Auch im Zivilrecht spielt die Enumerativität eine Rolle, wenngleich sie dort weniger ausgeprägt ist als im öffentlichen Recht. Beispiele finden sich im Sachenrecht, etwa § 903 BGB, das die Rechte an Sachen enumerativ aufführt. Ein weiteres Beispiel ist das Immaterialgüterrecht, wo Schutzrechte wie Patente, Marken, Designs oder Urheberrechte abschließend gesetzlich geregelt sind. Neue oder atypische Schutzrechte können nicht aufgrund richterlicher Rechtsfortbildung geschaffen werden, sondern bedürfen einer gesetzlichen Regelung. Auch im Gesellschaftsrecht sind bestimmte Gesellschaftsformen und deren Regelungen gemäß dem Enumerationsprinzip im Gesetz abschließend festgelegt.

Können Behörden ihre Befugnisse durch sogenannte „verweisende Regelungen“ erweitern, ohne das Enumerationsprinzip zu verletzen?
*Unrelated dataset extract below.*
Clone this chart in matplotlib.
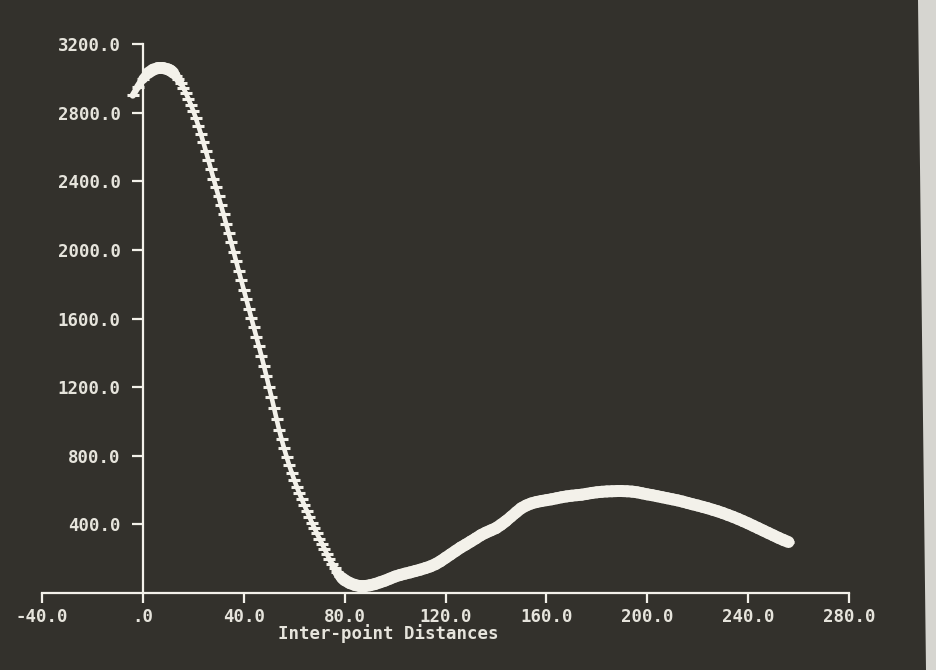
import matplotlib
matplotlib.use("Agg")
import matplotlib.pyplot as plt
import numpy as np
from matplotlib.patches import Polygon
from matplotlib.collections import LineCollection

# ---- data ----
dist = ([-4, -2, 0, 2, 4, 6, 8, 10]
        + list(range(11, 81))
        + list(range(82, 258, 2)))
value = [2900, 2950, 2995, 3030, 3050, 3060, 3060, 3052,
         # 11 .. 80, step 1
         3045, 3033, 3016, 2996, 2973, 2945, 2915, 2882, 2847, 2810,
         2768, 2723, 2676, 2626, 2574, 2522, 2469, 2416, 2364, 2312,
         2259, 2207, 2153, 2098, 2043, 1988, 1933, 1878, 1823, 1768,
         1713, 1658, 1603, 1548, 1493, 1438, 1382, 1324, 1264, 1202,
         1142, 1079, 1014, 953, 896, 843, 793, 746, 702, 660,
         619, 583, 547, 512, 479, 445, 410, 379, 348, 317,
         288, 258, 226, 196, 168, 143, 120, 102, 87, 75,
         # 82 .. 256, step 2
         58, 47, 40, 40, 45, 52, 62, 72, 84, 96,
         105, 113, 120, 128, 136, 145, 155, 168, 185, 205,
         225, 245, 265, 282, 300, 318, 337, 352, 365, 378,
         398, 420, 445, 470, 494, 510, 522, 530, 536, 541,
         546, 552, 558, 563, 567, 570, 573, 578, 583, 587,
         590, 592, 593, 594, 594, 593, 591, 587, 581, 575,
         570, 564, 558, 552, 546, 540, 533, 525, 517, 510,
         502, 494, 485, 476, 466, 455, 444, 432, 419, 406,
         392, 378, 364, 350, 336, 322, 309, 297]

x_ticks = [-40, 0, 40, 80, 120, 160, 200, 240, 280]
x_tick_labels = ["-40.0", ".0", "40.0", "80.0", "120.0", "160.0", "200.0", "240.0", "280.0"]
y_ticks = [400, 800, 1200, 1600, 2000, 2400, 2800, 3200]
y_tick_labels = ["400.0", "800.0", "1200.0", "1600.0", "2000.0", "2400.0", "2800.0", "3200.0"]
x_label = "Inter-point Distances"

BG = "#33312c"
FG = "#f3f1ea"
TXT = "#e6e4dc"
FONT = "DejaVu Sans Mono"

W, H = 936, 670
fig = plt.figure(figsize=(W / 100, H / 100), dpi=100, facecolor=BG)

# light photo border at right edge
fig.patches.append(Polygon([(918 / W, 1), (1, 1), (1, 0), (926 / W, 0)],
                           closed=True, transform=fig.transFigure,
                           facecolor="#d6d5d0", edgecolor="none", zorder=0))

left, right = 42, 849
bottom, top = 593, 44
ax = fig.add_axes([left / W, (H - bottom) / H, (right - left) / W, (bottom - top) / H])
ax.set_facecolor("none")
ax.set_xlim(-40, 280)
ax.set_ylim(0, 3200)

for s in ["top", "right"]:
    ax.spines[s].set_visible(False)
ax.spines["left"].set_position(("data", 0))
ax.spines["left"].set_bounds(0, 3200)
ax.spines["bottom"].set_bounds(-40, 280)
for s in ["left", "bottom"]:
    ax.spines[s].set_color(FG)
    ax.spines[s].set_linewidth(1.6)

ax.set_xticks(x_ticks)
ax.set_xticklabels(x_tick_labels)
ax.set_yticks(y_ticks)
ax.set_yticklabels(y_tick_labels)
ax.tick_params(axis="x", direction="out", length=7.5, width=1.6, color=FG,
               pad=3, labelcolor=TXT, labelsize=12.5)
ax.tick_params(axis="y", direction="out", length=8, width=1.6, color=FG,
               pad=8, labelcolor=TXT, labelsize=12.5)
for lab in ax.get_xticklabels() + ax.get_yticklabels():
    lab.set_family(FONT)
    lab.set_weight("bold")

# the curve: a glowing band, thick where the trace is flat, thin where steep
xd = np.asarray(dist, dtype=float)
yd = np.asarray(value, dtype=float)
fig.canvas.draw()
pts = ax.transData.transform(np.column_stack([xd, yd]))
dpx = np.diff(pts, axis=0)
slope = np.abs(dpx[:, 1]) / np.maximum(np.abs(dpx[:, 0]), 1e-6)
widths = 3.3 + 5.3 * np.clip((2.0 - slope) / 1.2, 0, 1)
segs = np.stack([np.column_stack([xd[:-1], yd[:-1]]),
                 np.column_stack([xd[1:], yd[1:]])], axis=1)
lc = LineCollection(segs, linewidths=widths, colors=FG, capstyle="round",
                    joinstyle="round", clip_on=False, zorder=3)
ax.add_collection(lc)
# short horizontal point marks along the trace
ax.plot(xd, yd, linestyle="none", marker="_", markersize=8.5,
        markeredgewidth=2.2, color=FG, clip_on=False, zorder=3)

fig.text(388 / W, (H - 634) / H, x_label, ha="center", va="center",
         family=FONT, weight="bold", fontsize=12.5, color=TXT)

fig.savefig("out.png", dpi=100, facecolor=BG)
Verweisende Regelungen (zum Beispiel Verweise von einem Gesetz auf ein anderes oder auf Verwaltungsakten) sind grundsätzlich zulässig, solange die verweisende Vorschrift spezifisch genug ist und der Inhalt des Verweises hinreichend bestimmt und im Gesetzgebungsverfahren klar erkennbar ist. Das Enumerativitätsprinzip verlangt aber, dass auch in diesen Fällen eine eindeutige und abschließende Rechtsgrundlage besteht. Wenn ein Gesetz also die Befugnisse einer Behörde auf eine andere erweitert oder auf eine Generalklausel verweist, muss dieses Verfahren transparent, eindeutig und für die Betroffenen vorhersehbar ausgestaltet sein. Jede Ausweitung von Ermächtigungen durch Verweis muss dem Gesetzgeberwillen entsprechen und darf nicht zu einer faktischen Erweiterung der Verwaltungsspielräume ohne parlamentarische Legitimation führen.